Still More Potpourri

1. Ian Bramley lists his Top 15 Reasons to Stay On/Move To the Mainframe.

2. IBM announces "Getting Started" prices for several WebSphere products running on z/OS. Nobody pays more, but if you need just a little bit of some WebSphere products then you'll pay less, even if you don't create a separate LPAR. Very nice.

3. David Kurtz at, one of the preeminent political blogs, comments on a report about the Pentagon's "antiquated" accounting system. The report quotes one ex-Pentagon IT director and blames "old-style" mainframes running COBOL, which Kurtz then characterizes as capturing the Pentagon's problems best.

But TPM's erudite readers pounced, correcting Kurtz on his factual misstep. To his credit, Kurtz quickly posted a follow-up from a reader: "As a coworker says, with only mild exaggeration, every 'regular' PC and server could blow up one day, and it would be an inconvenience; if every IBM mainframe stopped working, the world would basically shut down."

4. Micro Focus is trying to acquire NetManage. NetManage's best-known product is Rumba.

5. You can recycle your mainframe in Cumberland County, Pennsylvania, for free, but don't try to recycle your furniture. Fax machines, hard drives, mobile phones, and radios are among the items they'll also accept without charge.

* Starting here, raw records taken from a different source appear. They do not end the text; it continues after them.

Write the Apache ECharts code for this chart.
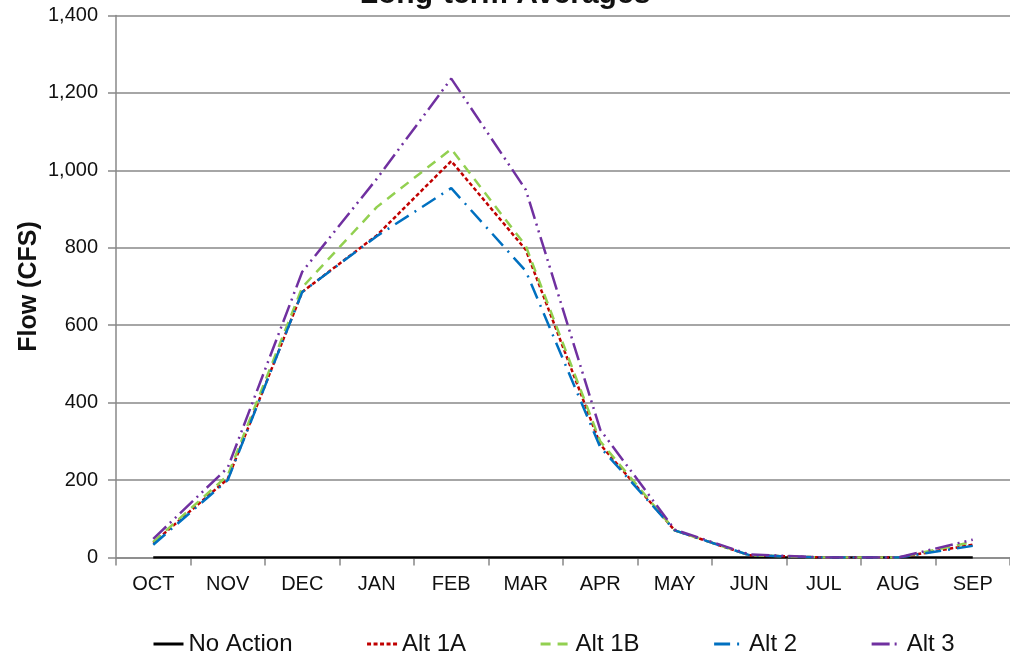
<!DOCTYPE html>
<html>
<head>
<meta charset="utf-8">
<script src="https://cdn.jsdelivr.net/npm/echarts@6/dist/echarts.min.js"></script>
<style>html,body{margin:0;padding:0;background:#fff}#c{width:1010px;height:657px}</style>
</head>
<body>
<div id="c"></div>
<script>
var months = ['OCT','NOV','DEC','JAN','FEB','MAR','APR','MAY','JUN','JUL','AUG','SEP'];
var noAction = [0,0,0,0,0,0,0,0,0,0,0,0];
var alt1A = [38,203,686,832,1024,795,292,70,6,0,0,33];
var alt1B = [40,212,698,905,1055,805,300,70,6,0,0,40];
var alt2  = [33,200,686,830,954,740,285,70,6,0,0,30];
var alt3  = [48,232,738,978,1237,950,330,72,8,0,0,46];
var seriesNames = ['No Action','Alt 1A','Alt 1B','Alt 2','Alt 3'];

var font = 'Liberation Sans, Arial, sans-serif';
var chart = echarts.init(document.getElementById('c'));
chart.setOption({
  animation:false,
  backgroundColor:'#fff',
  title:{text:'Long-term Averages', left:'center', top:-25,
    textStyle:{fontFamily:font, fontSize:30, fontWeight:'bold', color:'#111'}},
  legend:{left:147, top:627, itemWidth:30, itemHeight:14, itemGap:73, selectedMode:false,
    data:seriesNames,
    itemStyle:{opacity:0},
    lineStyle:{width:3},
    textStyle:{fontFamily:font, fontSize:24, color:'#111'}},
  grid:{left:116, top:15.5, bottom:99.5, right:-6, containLabel:false},
  xAxis:{type:'category', data:months, boundaryGap:true,
    axisLine:{lineStyle:{color:'#888', width:1.5}},
    axisTick:{show:true, length:8, lineStyle:{color:'#888', width:1.5}},
    axisLabel:{fontFamily:font, fontSize:20, color:'#111', margin:17}},
  yAxis:{type:'value', min:0, max:1400, interval:200,
    name:'Flow (CFS)', nameLocation:'middle', nameGap:74, nameRotate:90, nameMoveOverlap:false,
    nameTextStyle:{fontFamily:font, fontSize:25, fontWeight:'bold', color:'#111'},
    axisLine:{show:true, lineStyle:{color:'#888', width:1.5}},
    axisTick:{show:true, length:8, lineStyle:{color:'#888', width:1.5}},
    splitLine:{lineStyle:{color:'#888', width:1.5}},
    axisLabel:{fontFamily:font, fontSize:20, color:'#111', margin:18,
      formatter:function(v){return v.toLocaleString('en-US');}}},
  series:[
    {name:'No Action', type:'line', data:noAction, symbol:'none', z:3,
      lineStyle:{color:'#000', width:2.5, type:'solid'}, itemStyle:{color:'#000'}},
    {name:'Alt 1A', type:'line', data:alt1A, symbol:'none',
      lineStyle:{color:'#C00000', width:2.5, type:[4,2.5]}, itemStyle:{color:'#C00000'}},
    {name:'Alt 1B', type:'line', data:alt1B, symbol:'none',
      lineStyle:{color:'#92D050', width:2.5, type:[10,7]}, itemStyle:{color:'#92D050'}},
    {name:'Alt 2', type:'line', data:alt2, symbol:'none',
      lineStyle:{color:'#0070C0', width:2.5, type:[16,7,2,7]}, itemStyle:{color:'#0070C0'}},
    {name:'Alt 3', type:'line', data:alt3, symbol:'none',
      lineStyle:{color:'#7030A0', width:2.5, type:[18,5,2,5,2,5]}, itemStyle:{color:'#7030A0'}}
  ]
});
</script>
</body>
</html>
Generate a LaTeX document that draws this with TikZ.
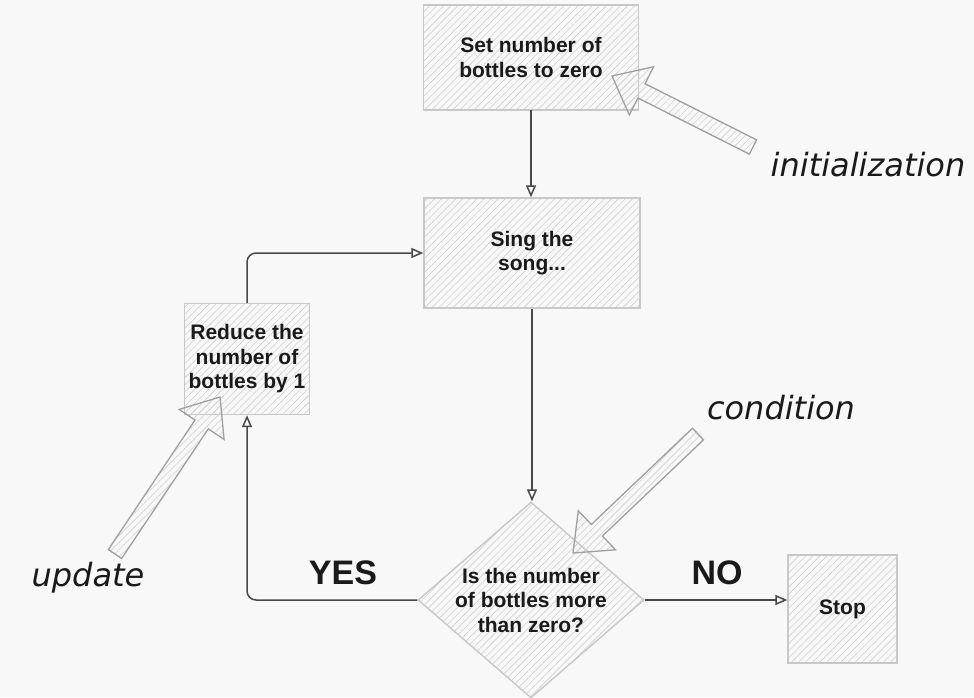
\documentclass[tikz,border=0pt]{standalone}
\usepackage{fontspec}
\setmainfont{Liberation Sans}
\newfontfamily\handfont{DejaVu Sans}
\usetikzlibrary{shapes.geometric,arrows.meta,patterns.meta,calc}
\definecolor{bg}{HTML}{F8F8F8}
\definecolor{edge}{HTML}{C8C8C8}
\definecolor{hatch}{HTML}{D0D0D0}
\definecolor{conn}{HTML}{484848}
\definecolor{ink}{HTML}{1A1A1A}
\definecolor{aedge}{HTML}{A0A0A0}
\tikzset{
  hatched/.style={pattern={Lines[angle=45,distance=5pt,line width=0.6pt]}, pattern color=hatch},
  box/.style={rectangle, draw=edge, line width=1.4pt, hatched, inner sep=0pt, align=center,
    text=ink, font=\bfseries\fontsize{21}{24.5}\selectfont},
  decision/.style={diamond, draw=edge, line width=1.4pt, hatched, inner sep=0pt,
    minimum width=226pt, minimum height=196pt},
  txt/.style={align=center, text=ink, font=\bfseries\fontsize{21}{24.5}\selectfont},
  conn/.style={draw=conn, line width=1.5pt, -{Triangle[open,length=12pt,width=10pt]}},
  barrow/.style={draw=aedge, line width=1.3pt, hatched, line join=miter},
  hand/.style={text=ink, font=\handfont\itshape\fontsize{32}{36}\selectfont},
  answer/.style={text=ink, font=\bfseries\fontsize{34}{38}\selectfont}
}
\newcommand\bigarrow[2]{%
  \coordinate (#2-b) at ($(#2)!33pt!(#1)$);
  \draw[barrow] (#2) -- ($(#2-b)!27pt!90:(#2)$) -- ($(#2-b)!8pt!90:(#2)$)
    -- ($(#1)!8pt!90:(#2)$) -- ($(#1)!8pt!-90:(#2)$)
    -- ($(#2-b)!8pt!-90:(#2)$) -- ($(#2-b)!27pt!-90:(#2)$) -- cycle;}
\begin{document}
\begin{tikzpicture}[x=1pt,y=-1pt]
  \useasboundingbox (0,0) rectangle (974,697);
  \fill[bg] (0,0) rectangle (974,697);

  \node[box, minimum width=215pt, minimum height=105pt] (top) at (531,57.5)
    {Set number of\\bottles to zero};
  \node[box, minimum width=216pt, minimum height=110pt] (sing) at (532,253)
    {Sing the\\song...};
  \node[box, minimum width=125pt, minimum height=111pt] (reduce) at (247,359)
    {Reduce the\\number of\\bottles by 1};
  \node[decision] (dec) at (531,600) {};
  \node[txt] (dectext) at (dec.center) {Is the number\\of bottles more\\than zero?};
  \node[box, minimum width=109pt, minimum height=108pt] (stop) at (842.5,609) {Stop};

  \draw[conn] (top.south) -- (top.south |- sing.north);
  \draw[conn] (sing.south) -- (sing.south |- dec.north);
  \draw[conn, rounded corners=9pt] (reduce.north) |- (sing.west);
  \draw[conn, rounded corners=9pt] (dec.west) -| (reduce.south);
  \draw[conn] (dec.east) -- (dec.east -| stop.west);

  \node[answer] (yes) at (343,573) {YES};
  \node[answer] (no) at (717,573) {NO};

  \coordinate (initT) at (753,147);
  \coordinate (initH) at (612,76);
  \coordinate (condT) at (698,434);
  \coordinate (condH) at (573,553);
  \coordinate (updT) at (115,554);
  \coordinate (updH) at (220,397);
  \bigarrow{initT}{initH}
  \bigarrow{condT}{condH}
  \bigarrow{updT}{updH}

  \node[hand] (initl) at (868,165) {initialization};
  \node[hand] (condl) at (781,408) {condition};
  \node[hand] (updl) at (88,578) {update};
\end{tikzpicture}
\end{document}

Of course what's really going on is that a private contractor charges county taxpayers $0.063 per pound they collect, then that contractor turns around and sells the metals and other valuable bits. It's just good business. If you'd also like to drop off your diamond jewelry and slightly used Toyota Camry, I bet they'll be delighted.

6. A major auto company lost a tape containing sensitive customer information. Come on, folks -- let's get those tapes encrypted, OK? I don't want to read any more of these stories. Thank you. [UPDATE: I read another one. :-(]

7. Larry Dignan ponders the Alpha and the Omega that is the mainframe. For more background, CNET interviews IBM Software Chief Steve Mills.

8. "Data Centers Are Becoming Big Polluters," observes The New York Times. Unless data center managers start buying a lot more mainframes, the IT industry is set to pass the airline industry by 2020 as a polluter.

9. Unisys's CFO has a contrarian view of the mainframe market: "As you know, our Clear Path server revenue is in long term decline as the mainframe market in general experiences industry-wide secular declines."